Let's try looking out even further, and use an L/R of 1mS.
Now by the end of the 10mS trace, 10 time constants, the current trace has completely settled down to being bipolar around 0. In fact, if you look back, it's not visually distinguishable from that after 5 time constants
If R was zero, then the initial transient would continue indefinitely, as the L/R time constant is infinite. That's where the continuous current in superconductors comes from, it's a transient that doesn't die away.
Compared with Capacitors
If you want to understand inductors by comparison with capacitors, then it can be done, but you need to take the dual circuit. That means switching series for shunt, and current for voltage.

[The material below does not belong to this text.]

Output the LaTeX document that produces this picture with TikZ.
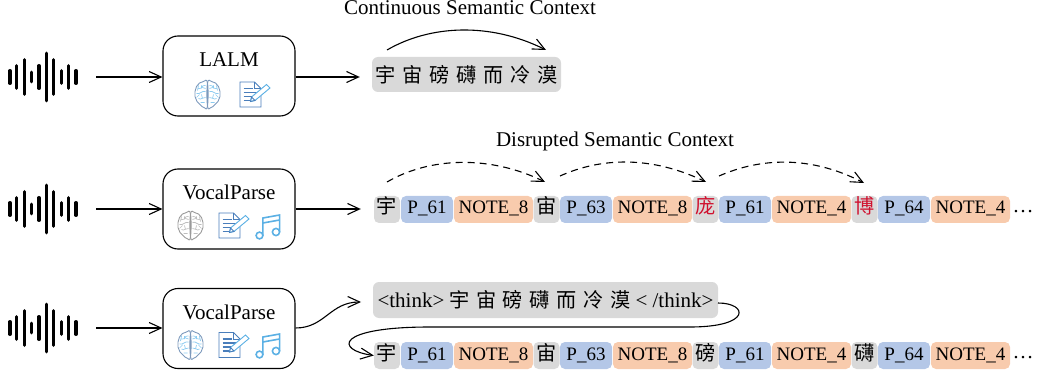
\documentclass[tikz,border=0pt]{standalone}
\usepackage{fontspec}
\setmainfont{Liberation Serif}
\newfontfamily\cjk[Scale=1.06,WordSpace=1.5]{Noto Sans CJK SC}
\usetikzlibrary{arrows.meta}
\definecolor{tokgray}{HTML}{D9D9D9}
\definecolor{tokblue}{HTML}{B4C7E7}
\definecolor{tokorange}{HTML}{F8CBAD}
\definecolor{redchar}{HTML}{D0122F}
\definecolor{iconblue}{HTML}{4A7EBB}
\definecolor{iconsky}{HTML}{5BB0E4}
\definecolor{brainline}{HTML}{7C99BC}
\definecolor{brainsky}{HTML}{8CCBF0}
\definecolor{braingray}{HTML}{9A9A9A}
\definecolor{brainpale}{HTML}{BDBDBD}
\tikzset{
  arr/.style={line width=1.1pt,-{Straight Barb[length=12pt,width=11pt,line width=1.1pt]}},
  model/.style={draw,line width=1.1pt,rounded corners=15pt,minimum width=132pt,minimum height=80pt},
  modelname/.style={font=\fontsize{21}{24}\selectfont},
  title/.style={font=\fontsize{21}{24}\selectfont},
  seq/.style={fill=tokgray,rounded corners=6pt,inner sep=0pt,font=\fontsize{19}{22}\selectfont},
  tok/.style={rounded corners=5pt,inner sep=0pt,minimum height=27pt,text height=13pt,text depth=4pt,font=\fontsize{19}{22}\selectfont},
  zi/.style={tok,fill=tokgray,minimum width=26pt},
  pit/.style={tok,fill=tokblue,minimum width=52pt},
  dur/.style={tok,fill=tokorange,minimum width=79pt},
  longdash/.style={dash pattern=on 7pt off 5pt},
  pics/wave/.style={code={
    \foreach \bx/\bh in {-33/8,-26.3/13,-18.7/19,-11.3/6.5,-4/13,3.7/25.5,10.7/19,18.3/8,25.7/13,33/8}
      \draw[line width=3.4pt,line cap=round] (\bx,-\bh+1.7) -- (\bx,\bh-1.7);
    \coordinate (-out) at (53,0);
  }},
  pics/brain/.style 2 args={code={
    \foreach \s in {1,-1}{
      \begin{scope}[xscale=\s]
      \draw[#2,line width=.7pt] (2,-9) .. controls (6,-10) and (5,-5) .. (9,-6) (2,-3) .. controls (6,-4) and (7,0) .. (11,-1)
        (2,3) .. controls (5,2) and (6,6) .. (9,4) (3,8) .. controls (5,7) and (6,9) .. (7,8) (6,-9) -- (6,-6) (6,0) -- (5,4)
        (9,-9) -- (10,-4) (8,0) -- (11,3) (2,-6) -- (5,-7);
      \draw[#1,line width=.9pt] plot[smooth cycle,tension=.8] coordinates {(0,-11.5)(4,-13)(8,-11.5)(11,-8)(12.5,-3)(12.5,2)(10.5,7)(7,10.5)(3.5,13)(0,11.5)};
      \end{scope}
    }
    \draw[#1,line width=.9pt] (0,-11.5) -- (0,11.5);
  }},
  pics/doc/.style={code={
    \draw[iconblue,line width=.9pt] (-10.5,-12.5) -- (4,-12.5) -- (10.5,-6) -- (10.5,12.5) -- (-10.5,12.5) -- cycle;
    \draw[iconblue,line width=.7pt] (4,-12.5) -- (4,-6) -- (10.5,-6);
    \draw[iconblue,line width=1.1pt] (-7,-6) -- (2,-6) (-7,-2) -- (6,-2) (-7,2) -- (3,2) (-7,6) -- (-1,6);
    \draw[iconsky,fill=white,line width=.9pt] (0,7) -- (1,2.5) -- (16,-10) -- (19.5,-6.5) -- (4.5,6) -- cycle;
    \draw[iconblue,line width=.8pt] (0,7) -- (1,2.5) -- (4.5,6) -- cycle;
  }},
  pics/note/.style={code={
    \draw[iconsky,line width=1.6pt] (-9,9) circle (3.4) (7.5,5.5) circle (3.6);
    \draw[iconsky,line width=1.6pt] (-5.6,9) -- (-5.6,-8.5) -- (11.1,-11.5) -- (11.1,5.5);
    \draw[iconsky,line width=1.6pt] (-5.6,-3.5) -- (11.1,-6.5);
  }}
}
\begin{document}
\begin{tikzpicture}[x=1pt,y=-1pt]
\useasboundingbox (0,0) rectangle (1037,377);

% first row
\pic (wa) at (43,77) {wave};
\node[model] (lalm) at (229,76) {};
\node[modelname] (lalmname) at (229,60) {LALM};
\pic at (207.5,94.5) {brain={brainline}{brainsky}};
\pic at (250.5,94.5) {doc};
\node[seq,minimum width=189pt,minimum height=35pt] (plain) at (466.5,74.5) {\cjk 宇 宙 磅 礴 而 冷 漠};
\node[title] (conttitle) at (470,8) {Continuous Semantic Context};
\draw[arr] (wa-out) -- (lalm.west |- wa-out);
\draw[arr,shorten >=12pt] (lalm.east |- wa-out) -- (plain.west |- wa-out);
\coordinate (c1) at (387,50);
\coordinate (c2) at (546,50);
\draw[arr] (c1) .. controls (430,25) and (490,22) .. (c2);

% second row
\pic (wb) at (43,209) {wave};
\node[model] (vpa) at (229,209) {};
\node[modelname] (vpaname) at (229,192) {VocalParse};
\pic at (190.5,225.5) {brain={braingray}{brainpale}};
\pic at (229.5,225.5) {doc};
\pic at (268.5,226.5) {note};
\node[zi] (az1) at (387,209.5) {\cjk 宇};
\node[pit] (ap1) at (427,209.5) {P\_61};
\node[dur] (an1) at (493.5,209.5) {NOTE\_8};
\node[zi] (az2) at (546.5,209.5) {\cjk 宙};
\node[pit] (ap2) at (586,209.5) {P\_63};
\node[dur] (an2) at (652.5,209.5) {NOTE\_8};
\node[zi] (az3) at (705.5,209.5) {\cjk\color{redchar}庞};
\node[pit] (ap3) at (745,209.5) {P\_61};
\node[dur] (an3) at (811.5,209.5) {NOTE\_4};
\node[zi] (az4) at (864.5,209.5) {\cjk\color{redchar}博};
\node[pit] (ap4) at (904,209.5) {P\_64};
\node[dur] (an4) at (970.5,209.5) {NOTE\_4};
\node[title] (adots) at (1023,212) {\ldots};
\node[title] (distitle) at (615,141) {Disrupted Semantic Context};
\draw[arr] (wb-out) -- (vpa.west |- wb-out);
\draw[arr,shorten >=13pt] (vpa.east |- wb-out) -- (az1.west |- wb-out);
\coordinate (d1) at (387,182);
\coordinate (d2) at (545,182);
\coordinate (d3) at (560,176);
\coordinate (d4) at (706,182);
\coordinate (d5) at (719,176);
\coordinate (d6) at (864,183);
\draw[arr,longdash] (d1) .. controls (430,157) and (490,155) .. (d2);
\draw[arr,longdash] (d3) .. controls (600,158) and (650,155) .. (d4);
\draw[arr,longdash] (d5) .. controls (760,158) and (810,155) .. (d6);

% third row
\pic (wc) at (43,328) {wave};
\node[model] (vpb) at (229,328.5) {};
\node[modelname] (vpbname) at (229,312) {VocalParse};
\pic at (190.5,345) {brain={brainline}{brainsky}};
\pic at (229.5,345) {doc};
\pic at (268.5,345.5) {note};
\node[seq,minimum width=345pt,minimum height=36pt] (think) at (545.5,300) {{\fontsize{21}{24}\selectfont<think>} {\cjk 宇 宙 磅 礴 而 冷 漠} {\fontsize{21}{24}\selectfont< /think>}};
\node[zi] (bz1) at (387,355.5) {\cjk 宇};
\node[pit] (bp1) at (427,355.5) {P\_61};
\node[dur] (bn1) at (493.5,355.5) {NOTE\_8};
\node[zi] (bz2) at (546.5,355.5) {\cjk 宙};
\node[pit] (bp2) at (586,355.5) {P\_63};
\node[dur] (bn2) at (652.5,355.5) {NOTE\_8};
\node[zi] (bz3) at (705.5,355.5) {\cjk 磅};
\node[pit] (bp3) at (745,355.5) {P\_61};
\node[dur] (bn3) at (811.5,355.5) {NOTE\_4};
\node[zi] (bz4) at (864.5,355.5) {\cjk 礴};
\node[pit] (bp4) at (904,355.5) {P\_64};
\node[dur] (bn4) at (970.5,355.5) {NOTE\_4};
\node[title] (bdots) at (1023,358) {\ldots};
\draw[arr] (wc-out) -- (vpb.west |- wc-out);
\coordinate (thinkin) at (361,302);
\draw[arr] (vpb.east |- wc-out) .. controls (325,328) and (330,302) .. (thinkin);
\coordinate (wrap) at (690,327);
\coordinate (thinkout) at (718,303);
\coordinate (wrapb) at (430,327);
\draw[arr] (thinkout) .. controls (748,303) and (752,327) .. (wrap) -- (wrapb) .. controls (335,327) and (335,350) .. (bz1.west);

\end{tikzpicture}
\end{document}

Consider a sinewave current source starting at 0, feeding a capacitor with initial zero voltage. The voltage will build from 0, peak, fall back to 0 again in an offset cosine fashion. You can use the traces above to illustrate what happens, green trace as the current source, and blue trace as the voltage. For the simple capacitor case, the traces are as in the first, transient only, plot.
Now if you add a shunt resistor across the capacitor, the offset voltage will fall, bleed off through the resistor, and eventually its voltage will be swinging equally about zero, as in the third plot.